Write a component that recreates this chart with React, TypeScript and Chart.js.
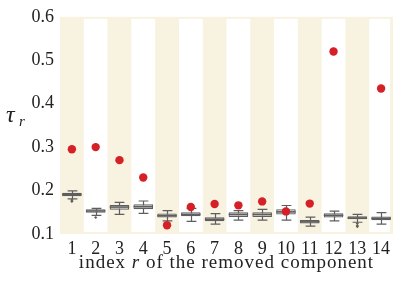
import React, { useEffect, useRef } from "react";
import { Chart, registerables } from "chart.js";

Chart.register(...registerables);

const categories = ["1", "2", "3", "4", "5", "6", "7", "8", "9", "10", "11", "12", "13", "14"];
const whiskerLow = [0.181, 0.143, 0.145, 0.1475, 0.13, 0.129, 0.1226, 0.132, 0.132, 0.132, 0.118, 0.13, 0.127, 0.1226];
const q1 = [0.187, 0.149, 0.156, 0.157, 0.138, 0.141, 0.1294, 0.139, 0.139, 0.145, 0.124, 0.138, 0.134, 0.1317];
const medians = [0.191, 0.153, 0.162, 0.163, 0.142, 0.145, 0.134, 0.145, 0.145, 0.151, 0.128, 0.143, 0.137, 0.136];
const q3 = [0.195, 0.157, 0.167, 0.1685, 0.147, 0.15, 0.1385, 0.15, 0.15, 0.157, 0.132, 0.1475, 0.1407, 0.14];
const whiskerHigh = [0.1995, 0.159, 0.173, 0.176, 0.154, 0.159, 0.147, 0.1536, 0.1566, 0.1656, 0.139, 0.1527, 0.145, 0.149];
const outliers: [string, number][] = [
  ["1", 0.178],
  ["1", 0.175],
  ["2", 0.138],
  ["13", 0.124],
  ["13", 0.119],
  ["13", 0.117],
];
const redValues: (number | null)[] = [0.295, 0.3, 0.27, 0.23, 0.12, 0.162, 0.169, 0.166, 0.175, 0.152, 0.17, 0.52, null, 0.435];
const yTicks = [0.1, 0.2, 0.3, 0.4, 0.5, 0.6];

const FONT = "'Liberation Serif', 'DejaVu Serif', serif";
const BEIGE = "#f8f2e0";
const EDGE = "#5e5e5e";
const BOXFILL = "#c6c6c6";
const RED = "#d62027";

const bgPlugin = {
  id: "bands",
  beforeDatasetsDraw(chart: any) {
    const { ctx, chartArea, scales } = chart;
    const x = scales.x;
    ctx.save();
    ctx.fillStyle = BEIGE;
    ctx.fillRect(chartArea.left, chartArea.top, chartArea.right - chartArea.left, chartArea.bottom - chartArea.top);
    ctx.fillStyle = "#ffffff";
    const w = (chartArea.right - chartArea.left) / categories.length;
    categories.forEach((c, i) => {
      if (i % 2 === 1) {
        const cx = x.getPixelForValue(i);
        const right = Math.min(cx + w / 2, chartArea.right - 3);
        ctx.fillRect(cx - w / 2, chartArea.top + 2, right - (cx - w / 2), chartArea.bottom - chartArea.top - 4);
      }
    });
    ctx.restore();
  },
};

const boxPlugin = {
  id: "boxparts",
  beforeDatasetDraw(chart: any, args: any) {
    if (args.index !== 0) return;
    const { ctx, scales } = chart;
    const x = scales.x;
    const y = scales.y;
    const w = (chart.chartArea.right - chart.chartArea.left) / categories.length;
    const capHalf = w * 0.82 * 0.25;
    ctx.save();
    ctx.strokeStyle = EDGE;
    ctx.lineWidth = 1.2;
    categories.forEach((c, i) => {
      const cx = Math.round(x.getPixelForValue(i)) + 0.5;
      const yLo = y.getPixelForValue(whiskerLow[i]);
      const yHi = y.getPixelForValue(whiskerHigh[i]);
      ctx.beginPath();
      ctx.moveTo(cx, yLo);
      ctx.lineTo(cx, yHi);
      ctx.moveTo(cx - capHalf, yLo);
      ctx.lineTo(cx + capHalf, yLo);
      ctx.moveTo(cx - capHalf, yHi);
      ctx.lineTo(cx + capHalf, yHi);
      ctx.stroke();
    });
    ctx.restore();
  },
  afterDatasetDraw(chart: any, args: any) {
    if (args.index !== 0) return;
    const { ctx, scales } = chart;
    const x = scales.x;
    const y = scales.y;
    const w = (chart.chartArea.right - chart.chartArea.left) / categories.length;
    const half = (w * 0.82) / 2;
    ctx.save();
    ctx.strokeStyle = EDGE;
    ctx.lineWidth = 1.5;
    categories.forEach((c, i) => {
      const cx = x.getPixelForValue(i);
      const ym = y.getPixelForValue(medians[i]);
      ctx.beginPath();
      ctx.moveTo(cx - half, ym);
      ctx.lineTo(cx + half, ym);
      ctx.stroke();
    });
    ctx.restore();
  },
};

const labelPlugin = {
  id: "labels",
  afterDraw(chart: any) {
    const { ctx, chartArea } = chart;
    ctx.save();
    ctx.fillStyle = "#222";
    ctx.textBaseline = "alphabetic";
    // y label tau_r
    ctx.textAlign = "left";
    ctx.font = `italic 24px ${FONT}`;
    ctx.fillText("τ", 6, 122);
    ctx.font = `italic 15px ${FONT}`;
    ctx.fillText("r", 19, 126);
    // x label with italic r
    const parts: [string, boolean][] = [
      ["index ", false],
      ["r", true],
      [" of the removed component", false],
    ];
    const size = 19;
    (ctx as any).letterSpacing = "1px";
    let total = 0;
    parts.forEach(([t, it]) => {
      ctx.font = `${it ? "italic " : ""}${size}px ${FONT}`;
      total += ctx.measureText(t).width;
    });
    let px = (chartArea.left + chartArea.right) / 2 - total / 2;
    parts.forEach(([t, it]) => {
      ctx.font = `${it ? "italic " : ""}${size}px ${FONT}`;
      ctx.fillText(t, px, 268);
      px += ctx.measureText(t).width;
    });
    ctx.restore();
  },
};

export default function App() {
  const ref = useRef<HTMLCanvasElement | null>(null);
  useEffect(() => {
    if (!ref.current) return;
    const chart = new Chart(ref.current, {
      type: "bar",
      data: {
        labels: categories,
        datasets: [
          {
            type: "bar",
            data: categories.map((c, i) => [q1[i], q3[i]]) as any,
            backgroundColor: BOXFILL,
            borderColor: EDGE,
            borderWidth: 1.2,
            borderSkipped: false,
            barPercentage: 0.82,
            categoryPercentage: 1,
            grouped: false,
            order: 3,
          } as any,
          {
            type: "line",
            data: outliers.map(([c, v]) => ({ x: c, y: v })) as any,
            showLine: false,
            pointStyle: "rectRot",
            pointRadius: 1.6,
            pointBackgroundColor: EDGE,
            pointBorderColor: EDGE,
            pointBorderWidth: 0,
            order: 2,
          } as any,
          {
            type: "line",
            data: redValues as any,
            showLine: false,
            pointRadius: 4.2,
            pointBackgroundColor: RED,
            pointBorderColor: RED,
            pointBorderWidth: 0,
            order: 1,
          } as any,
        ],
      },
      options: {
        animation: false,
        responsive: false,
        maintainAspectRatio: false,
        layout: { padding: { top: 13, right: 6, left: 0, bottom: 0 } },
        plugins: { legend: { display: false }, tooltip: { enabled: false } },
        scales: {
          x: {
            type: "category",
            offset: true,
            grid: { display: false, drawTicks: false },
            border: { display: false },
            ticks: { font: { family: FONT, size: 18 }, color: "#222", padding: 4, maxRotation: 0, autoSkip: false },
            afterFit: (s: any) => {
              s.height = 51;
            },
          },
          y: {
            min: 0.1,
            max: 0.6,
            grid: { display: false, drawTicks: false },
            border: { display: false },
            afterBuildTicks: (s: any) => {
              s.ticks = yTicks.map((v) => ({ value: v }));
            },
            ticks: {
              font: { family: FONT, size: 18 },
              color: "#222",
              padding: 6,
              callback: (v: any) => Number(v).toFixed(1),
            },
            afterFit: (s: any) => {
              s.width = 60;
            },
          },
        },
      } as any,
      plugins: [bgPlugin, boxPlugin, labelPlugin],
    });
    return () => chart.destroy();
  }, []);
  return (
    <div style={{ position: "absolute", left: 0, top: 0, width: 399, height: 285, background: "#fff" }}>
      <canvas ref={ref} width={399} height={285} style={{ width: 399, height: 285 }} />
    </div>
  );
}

_ _ _ _ _

### GOAL:
Go from the first line of the data above to the line containing "Chart.register(...registerables);" and retype exactly those lines, both included, but none of the pictures.

### SOLUTION TO THIS EXERCISE:
Write a component that recreates this chart with React, TypeScript and Chart.js.
import React, { useEffect, useRef } from "react";
import { Chart, registerables } from "chart.js";

Chart.register(...registerables);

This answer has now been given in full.